Bone formation is mediated by biochemical signaling pathways that regulate the behavior of osteoblasts and osteoclasts. The bone tissue is continuously being remodeled - aged bone is reabsorbed, while new bone is ossified.1
Gene regulation and osteoblast differentiation are essential factors for bone regeneration. Several studies showed that microRNAs (miRNAs) are imperative epigenetic factors that control many aspects of bone development and repair. These non-coding RNA fragments regulate gene expression at the post-transcriptional level, playing an essential role in other cellular processes, such as differentiation, proliferation, and apoptosis. 2 3
Figure 1: Steps involved in miRNA-based bone regeneration. 4
It is believed that manipulation of microRNAs may allow the development of bone regeneration therapy. Therapeutic trials using microRNA for bone diseases are already being performed in animal models. With the high level of life expectancy of the general population, there is a growing need to repair bone defects, such as osteoporosis. Therefore, it is necessary to develop efficient alternatives to conventional treatments, such as autologous or allogeneic bone grafts, as they present some disadvantages related to limited availability, possibility of infection and severe postoperative pain. 2 3
As a bone regeneration strategy, different hydrogel-based scaffolds can be developed to release miRNA locally to surrounding cells, providing a platform for cell migration, adhesion, and differentiation. This technique is quite advantageous, mainly compared to the preparation of scaffold-free miRNA nanoparticles. These particles are quickly eliminated from the desired sites after in vivo injection due to their small size and discontinuous release in the scaffold-free strategy. 5
Figure 2: Schematic diagram of RNA-based scaffolds used for bone regeneration. 5
Chang et al. (2018) performed an analysis of differentially expressed miRNAs in bone marrow-derived stem cells (BMSC) during in vitro differentiation of osteoblast. The team validated the regulatory effects of miRNAs on the differentiation of osteoblasts and identified 15 miRNAs, mainly miR-222 and miR-423, that are important regulators of osteoblastogenesis. In addition, the targeting of miRNAs to increase bone tissue regeneration was also tested. Scaffolds that were functionalized with miRNA nano-carriers increased osteoblastogenesis in 3D culture. Several additional miRNAs exerted additive osteoinductive effects on BMSC differentiation, suggesting that pools of miRNAs supplied locally from an implanted scaffold are a promising approach for bone regeneration. 6
REFERENCES
1. Kaur, T., Kapila, R. & Kapila, S. MicroRNAs as Next Generation Therapeutics in Osteoporosis. in Clinical Implementation of Bone Regeneration and Maintenance (eds. Barbeck, M., Rosenberg, N., Rider, P., Kačarević, Ž. P. & Jung, O.) (IntechOpen, 2021).

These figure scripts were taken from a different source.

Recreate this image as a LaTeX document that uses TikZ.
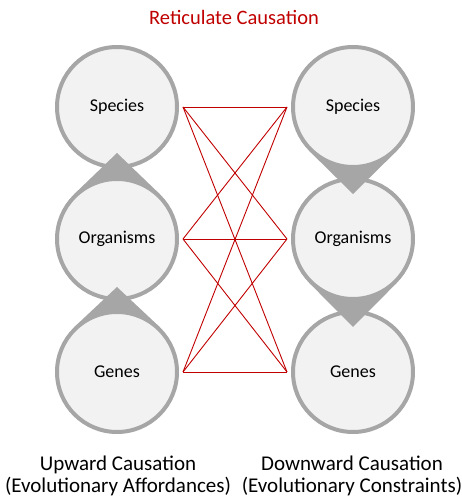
\documentclass[tikz,border=0pt]{standalone}
\usepackage{fontspec}
\setmainfont{Carlito}
\usepackage{tikz}
\usetikzlibrary{calc}

\definecolor{ringgray}{RGB}{166,166,166}
\definecolor{ringfill}{RGB}{242,242,242}
\definecolor{causered}{RGB}{192,0,0}

\begin{document}
\begin{tikzpicture}[
    x=1pt, y=1pt,
    ring/.style={circle, draw=ringgray, line width=4pt, fill=ringfill, minimum size=120pt, inner sep=0pt, font=\fontsize{18}{20}\selectfont},
    tip/.style={fill=ringgray},
    link/.style={draw=causered, line width=0.9pt},
    caption/.style={align=center, font=\fontsize{21}{22.5}\selectfont}
]
\useasboundingbox (0,0) rectangle (462,498);

% centres of the circles
\coordinate (cSpecL) at (117,391);
\coordinate (cOrgL) at (117,259);
\coordinate (cGenL) at (117,126);
\coordinate (cSpecR) at (353,391);
\coordinate (cOrgR) at (353,259);
\coordinate (cGenR) at (353,126);

% upward causation (left column)
\node[ring] (specL) at (cSpecL) {Species};
\fill[tip] ($(cOrgL)+(0,86)$) -- ($(cOrgL)+(134:62)$) -- ($(cOrgL)+(46:62)$) -- cycle;
\node[ring] (orgL) at (cOrgL) {Organisms};
\fill[tip] ($(cGenL)+(0,85)$) -- ($(cGenL)+(134:62)$) -- ($(cGenL)+(46:62)$) -- cycle;
\node[ring] (genL) at (cGenL) {Genes};

% downward causation (right column)
\node[ring] (genR) at (cGenR) {Genes};
\fill[tip] ($(cOrgR)+(0,-88)$) -- ($(cOrgR)+(225:62)$) -- ($(cOrgR)+(315:62)$) -- cycle;
\node[ring] (orgR) at (cOrgR) {Organisms};
\fill[tip] ($(cSpecR)+(0,-87)$) -- ($(cSpecR)+(225:62)$) -- ($(cSpecR)+(315:62)$) -- cycle;
\node[ring] (specR) at (cSpecR) {Species};

% reticulate links
\coordinate (pSpecL) at ($(specL.east)+(4,0)$);
\coordinate (pOrgL) at ($(orgL.east)+(4,0)$);
\coordinate (pGenL) at ($(genL.east)+(4,0)$);
\coordinate (pSpecR) at ($(specR.west)+(-4,0)$);
\coordinate (pOrgR) at ($(orgR.west)+(-4,0)$);
\coordinate (pGenR) at ($(genR.west)+(-4,0)$);
\foreach \a in {pSpecL,pOrgL,pGenL}
  \foreach \b in {pSpecR,pOrgR,pGenR}
    \draw[link] (\a) -- (\b);

\node[font=\fontsize{20.5}{22}\selectfont, text=causered] (title) at (234,481) {Reticulate Causation};
\node[caption] (upLabel) at (118,22) {Upward Causation\\(Evolutionary Affordances)};
\node[caption] (downLabel) at (352,22) {Downward Causation\\(Evolutionary Constraints)};
\end{tikzpicture}
\end{document}
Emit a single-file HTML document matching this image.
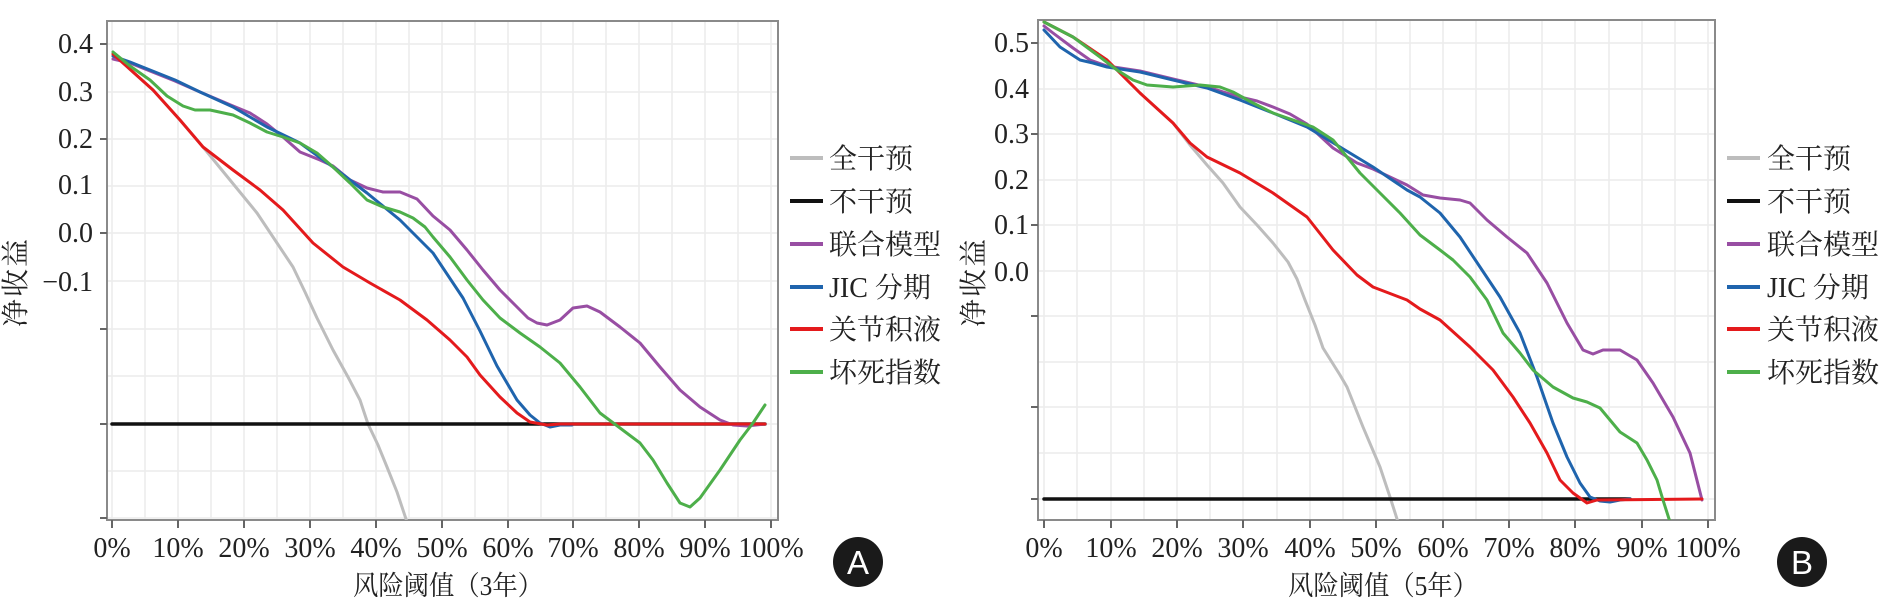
<!DOCTYPE html>
<html><head><meta charset="utf-8">
<style>
html,body{margin:0;padding:0;background:#fff;}
svg{display:block;}
text{font-family:"Liberation Serif","Noto Serif CJK SC","Noto Sans CJK SC",serif;fill:#222;}
</style></head>
<body>
<svg width="1887" height="602" viewBox="0 0 1887 602" xmlns="http://www.w3.org/2000/svg">
<defs>
<clipPath id="ca"><rect x="107" y="21" width="671" height="499"/></clipPath>
<clipPath id="cb"><rect x="1038" y="20" width="677" height="500"/></clipPath>
</defs>

<!-- ================= PANEL A ================= -->
<g stroke="#ececec" stroke-width="1.5" fill="none">
<path d="M107 44H778M107 92H778M107 139H778M107 186H778M107 233H778M107 281H778M107 329H778M107 376H778M107 424H778M107 471H778M107 518H778"/>
<path d="M112 21V520M145 21V520M178 21V520M211 21V520M244 21V520M277 21V520M310 21V520M343 21V520M376 21V520M409 21V520M442 21V520M475 21V520M508 21V520M541 21V520M573 21V520M606 21V520M639 21V520M672 21V520M705 21V520M738 21V520M771 21V520"/>
</g>
<rect x="107" y="21" width="671" height="499" fill="none" stroke="#8a8a8a" stroke-width="2"/>
<g stroke="#666" stroke-width="2">
<path d="M100 44H107M100 139H107M100 233H107M100 329H107M100 424H107M100 518H107"/>
<path d="M112 520V528M178 520V528M244 520V528M310 520V528M376 520V528M442 520V528M508 520V528M573 520V528M639 520V528M705 520V528M771 520V528"/>
</g>
<g font-size="28" text-anchor="end">
<text x="93" y="53">0.4</text>
<text x="93" y="101">0.3</text>
<text x="93" y="148">0.2</text>
<text x="93" y="194">0.1</text>
<text x="93" y="242">0.0</text>
<text x="93" y="291">−0.1</text>
</g>
<g font-size="28" text-anchor="middle">
<text x="112" y="557">0%</text>
<text x="178" y="557">10%</text>
<text x="244" y="557">20%</text>
<text x="310" y="557">30%</text>
<text x="376" y="557">40%</text>
<text x="442" y="557">50%</text>
<text x="508" y="557">60%</text>
<text x="573" y="557">70%</text>
<text x="639" y="557">80%</text>
<text x="705" y="557">90%</text>
<text x="771" y="557">100%</text>
</g>
<text x="353" y="595" font-size="27" textLength="190" lengthAdjust="spacingAndGlyphs">风险阈值（3年）</text>
<text transform="translate(25,282) rotate(-90)" font-size="28" text-anchor="middle" letter-spacing="2">净收益</text>

<g clip-path="url(#ca)" fill="none" stroke-width="3" stroke-linejoin="round" stroke-linecap="round">
<polyline stroke="#bdbdbd" points="113,54 133,72 153,90 180,120 203,147 230,180 257,213 275,240 293,267 305,292 317,318 333,350 348,377 360,400 368,424 378,445 387,467 397,492 407,522"/>
<polyline stroke="#111" stroke-width="3.5" points="112,424 765,424"/>
<polyline stroke="#984ea3" points="113,59 130,63 150,71 175,81 200,92 233,106 250,113 267,124 283,137 300,152 320,160 333,166 350,180 367,188 383,192 400,192 417,199 433,216 450,230 467,250 483,270 500,290 515,305 528,318 537,323 547,325 560,320 573,308 587,306 600,312 620,327 640,343 660,367 680,390 700,407 720,420 733,425 747,426 765,424"/>
<polyline stroke="#1f64ad" points="113,56 130,62 150,70 175,80 200,92 233,107 267,127 300,143 333,167 367,193 400,220 433,253 463,298 480,331 497,366 517,400 530,415 540,423 550,427 560,425 572,425"/>
<polyline stroke="#e41a1c" points="113,54 133,72 153,90 180,120 203,147 233,170 260,190 283,210 313,243 343,267 370,283 400,300 427,320 450,340 467,357 480,375 500,397 517,413 530,422 547,425 560,424 765,424"/>
<polyline stroke="#4daf4a" points="113,52 130,66 150,80 167,96 183,106 195,110 210,110 233,115 250,123 267,132 283,137 300,143 317,153 333,167 350,183 367,200 383,207 400,212 413,218 425,227 433,237 450,257 467,280 483,300 500,318 520,333 540,347 560,363 580,387 600,413 620,428 640,443 653,460 667,483 680,503 690,507 700,498 720,470 740,440 753,423 765,405"/>
</g>

<!-- Legend A -->
<g stroke-width="4">
<line x1="790" y1="158" x2="823" y2="158" stroke="#bdbdbd"/>
<line x1="790" y1="201" x2="823" y2="201" stroke="#111"/>
<line x1="790" y1="244" x2="823" y2="244" stroke="#984ea3"/>
<line x1="790" y1="287" x2="823" y2="287" stroke="#1f64ad"/>
<line x1="790" y1="329" x2="823" y2="329" stroke="#e41a1c"/>
<line x1="790" y1="372" x2="823" y2="372" stroke="#4daf4a"/>
</g>
<g font-size="28">
<text x="829" y="168">全干预</text>
<text x="829" y="211">不干预</text>
<text x="829" y="254">联合模型</text>
<text x="829" y="297">JIC 分期</text>
<text x="829" y="339">关节积液</text>
<text x="829" y="382">坏死指数</text>
</g>

<circle cx="858" cy="562" r="25" fill="#1a1a1a"/>
<text x="858" y="574" font-size="33" text-anchor="middle" style="font-family:'Liberation Sans',sans-serif;fill:#fff">A</text>

<!-- ================= PANEL B ================= -->
<g stroke="#ececec" stroke-width="1.5" fill="none">
<path d="M1038 43H1715M1038 89H1715M1038 134H1715M1038 180H1715M1038 225H1715M1038 271H1715M1038 316H1715M1038 362H1715M1038 407H1715M1038 453H1715M1038 499H1715"/>
<path d="M1044 20V520M1077 20V520M1111 20V520M1144 20V520M1177 20V520M1210 20V520M1243 20V520M1277 20V520M1310 20V520M1343 20V520M1376 20V520M1410 20V520M1443 20V520M1476 20V520M1509 20V520M1542 20V520M1575 20V520M1609 20V520M1642 20V520M1675 20V520M1708 20V520"/>
</g>
<rect x="1038" y="20" width="677" height="500" fill="none" stroke="#8a8a8a" stroke-width="2"/>
<g stroke="#666" stroke-width="2">
<path d="M1031 43H1038M1031 134H1038M1031 225H1038M1031 316H1038M1031 407H1038M1031 499H1038"/>
<path d="M1044 520V528M1111 520V528M1177 520V528M1243 520V528M1310 520V528M1376 520V528M1443 520V528M1509 520V528M1575 520V528M1642 520V528M1708 520V528"/>
</g>
<g font-size="28" text-anchor="end">
<text x="1029" y="52">0.5</text>
<text x="1029" y="98">0.4</text>
<text x="1029" y="143">0.3</text>
<text x="1029" y="189">0.2</text>
<text x="1029" y="234">0.1</text>
<text x="1029" y="281">0.0</text>
</g>
<g font-size="28" text-anchor="middle">
<text x="1044" y="557">0%</text>
<text x="1111" y="557">10%</text>
<text x="1177" y="557">20%</text>
<text x="1243" y="557">30%</text>
<text x="1310" y="557">40%</text>
<text x="1376" y="557">50%</text>
<text x="1443" y="557">60%</text>
<text x="1509" y="557">70%</text>
<text x="1575" y="557">80%</text>
<text x="1642" y="557">90%</text>
<text x="1708" y="557">100%</text>
</g>
<text x="1288" y="595" font-size="27" textLength="190" lengthAdjust="spacingAndGlyphs">风险阈值（5年）</text>
<text transform="translate(983,282) rotate(-90)" font-size="28" text-anchor="middle" letter-spacing="2">净收益</text>

<g clip-path="url(#cb)" fill="none" stroke-width="3" stroke-linejoin="round" stroke-linecap="round">
<polyline stroke="#bdbdbd" points="1044,22 1073,37 1107,60 1140,93 1173,123 1190,145 1207,165 1223,183 1240,207 1257,225 1273,243 1288,262 1297,279 1305,300 1315,325 1323,348 1340,375 1347,387 1363,427 1380,467 1390,497 1398,522"/>
<polyline stroke="#111" stroke-width="3.5" points="1044,499 1630,499"/>
<polyline stroke="#984ea3" points="1044,26 1053,33 1073,48 1090,60 1107,66 1140,71 1173,79 1207,87 1240,97 1257,101 1273,107 1290,114 1307,124 1333,148 1357,163 1373,169 1407,185 1423,195 1440,198 1460,200 1470,203 1487,220 1507,237 1527,253 1547,283 1567,323 1583,350 1593,354 1603,350 1620,350 1637,360 1653,383 1673,417 1690,453 1702,500"/>
<polyline stroke="#1f64ad" points="1044,30 1060,47 1080,60 1093,63 1107,67 1140,72 1173,80 1207,88 1240,100 1273,113 1307,127 1340,147 1373,167 1407,190 1420,197 1440,213 1460,237 1480,267 1500,297 1520,333 1537,377 1553,423 1567,457 1580,483 1590,497 1600,501 1610,502 1620,500 1630,499"/>
<polyline stroke="#e41a1c" points="1044,22 1073,37 1107,60 1140,93 1173,123 1190,143 1207,157 1240,173 1273,193 1307,217 1333,250 1357,275 1373,287 1407,300 1420,309 1440,320 1470,347 1493,370 1513,397 1530,423 1547,453 1560,480 1573,493 1587,503 1597,500 1702,499"/>
<polyline stroke="#4daf4a" points="1044,22 1073,37 1100,57 1117,70 1133,80 1147,85 1173,87 1200,85 1220,87 1233,92 1253,103 1273,113 1293,120 1313,127 1333,140 1347,157 1360,173 1380,193 1400,213 1420,235 1440,250 1453,260 1470,277 1487,300 1503,333 1520,353 1533,370 1553,387 1573,398 1587,402 1600,408 1610,420 1620,432 1637,443 1647,460 1657,480 1663,500 1670,522"/>
</g>

<!-- Legend B -->
<g stroke-width="4">
<line x1="1727" y1="158" x2="1760" y2="158" stroke="#bdbdbd"/>
<line x1="1727" y1="201" x2="1760" y2="201" stroke="#111"/>
<line x1="1727" y1="244" x2="1760" y2="244" stroke="#984ea3"/>
<line x1="1727" y1="287" x2="1760" y2="287" stroke="#1f64ad"/>
<line x1="1727" y1="329" x2="1760" y2="329" stroke="#e41a1c"/>
<line x1="1727" y1="372" x2="1760" y2="372" stroke="#4daf4a"/>
</g>
<g font-size="28">
<text x="1767" y="168">全干预</text>
<text x="1767" y="211">不干预</text>
<text x="1767" y="254">联合模型</text>
<text x="1767" y="297">JIC 分期</text>
<text x="1767" y="339">关节积液</text>
<text x="1767" y="382">坏死指数</text>
</g>

<circle cx="1802" cy="562" r="25" fill="#1a1a1a"/>
<text x="1802" y="574" font-size="33" text-anchor="middle" style="font-family:'Liberation Sans',sans-serif;fill:#fff">B</text>
</svg>
</body></html>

2. Nakasa, T., Yoshizuka, M., Andry Usman, M., Elbadry Mahmoud, E. & Ochi, M. MicroRNAs and Bone Regeneration. Curr. Genomics 16, 441–452 (2015).
3. Hensley, A. P. & McAlinden, A. The role of microRNAs in bone development. Bone 143, 115760 (2021).
4. Fang, S., Deng, Y., Gu, P. & Fan, X. MicroRNAs regulate bone development and regeneration. Int. J. Mol. Sci. 16, 8227–8253 (2015).
5. Leng, Q., Chen, L. & Lv, Y. RNA-based scaffolds for bone regeneration: application and mechanisms of mRNA, miRNA and siRNA. Theranostics 10, 3190–3205 (2020).
6. Chang, C.-C. et al. Global MicroRNA Profiling in Human Bone Marrow Skeletal-Stromal or Mesenchymal-Stem Cells Identified Candidates for Bone Regeneration. Mol. Ther. 26, 593–605 (2018).